Well, you have to define the objects somehow. You could as well
define them so that the transformations can be executed at each frame,
at *no additional cost*. The transformation code must exist in one form
or another.
> You keep claiming that you can just somehow "untransform"
> the matrix
Do you understand the concept of resetting a transformation matrix?
Or is that concept way too difficult for you to comprehend?
>, or change it later, even when doing something like
> translate->rotate->translate irrevocably creates conditions where its no
> longer as simple as just adding one new rotation.
I don't think you even understand how transformation matrices work.
If you really think that an individual transformation couldn't be removed
from a transformation matrix even after several other transformations
have been applied to it, then you should *really* acquaint yourself with
transformation matrices and the math involved.

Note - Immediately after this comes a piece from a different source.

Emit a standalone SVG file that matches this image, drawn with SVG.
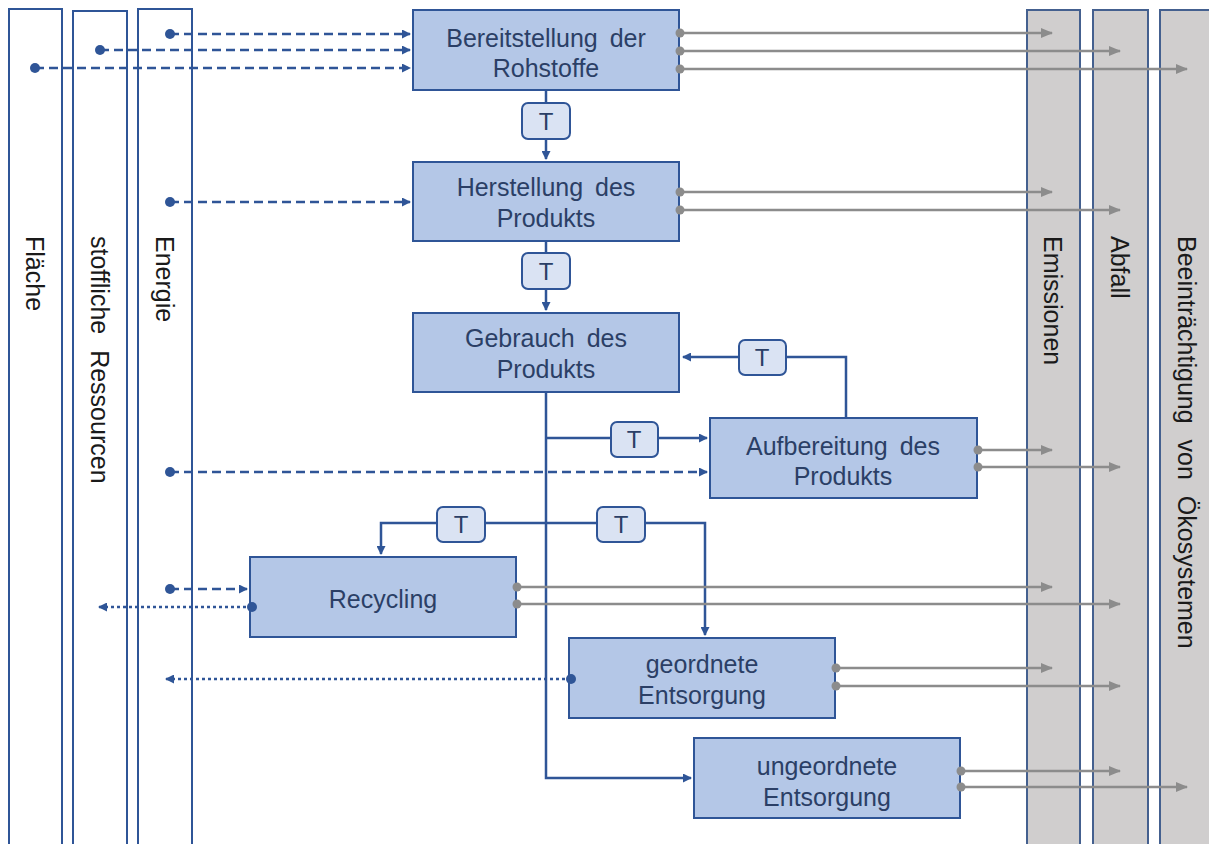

In all these posts I haven't even been talking about removing/changing
one single transformation from the transformation matrix, but even that
is certainly possible to do to a transformation matrix, if you really
wanted to do so. (No, it's not possible to retrieve every individual
transformation which has been applied to a transformation matrix, but
if you already know which transformations has been applied to it, it is
possible to undo one of them. Anyways, that's not very relevant.)
> Some how you have to
> both save memory "and" provide a way to change interdependent
> transforms
You don't understand this either, do you? The memory wasting comes in
your solution in that *every* object will have a useless array, wasting
memory, when none is needed.
In other words, in your "solution" every object has a transformation
array *and* there exists SDL code which writes values to that array.
In the correct solution there's no such array and only the code exists.
Do you understand now how there's less memory requirements in this way?
>, which, unless you are a fracking mathmatician, isn't going
> to be practical.
You don't need to be a mathematician to apply a series of transformations
to an object. It's just a question of syntax.
> any solution you come up with, at minimum, is going to
> require some transforms to be user changable
How does the current SDL handle transformations which change from one
frame to the other? Why should the new SDL be any different (except that
re-parsing the object itself can be skipped)?
> after the fact, and
> keeping **all** of them in an array, to be applied later, is **worse**
> that keeping all the of the initial states on the object, then just
> changing the one you actually need to.
Why is it worse?
The only thing which is worse is your solution: You are hard-coding one
specific solution, and you are wasting memory by having a useless array
in each single object.
> I haven't seen any argument from you that does a thing to truly address
> that issue.
That's because you have a misunderstanding about how transformations work.
Answer me this: Why the current POV-Ray doesn't need object-specific
transformation arrays?
The answer is not "because it re-parses the objects at each frame".
That re-parsing could perfectly be skipped with the proper syntax changes.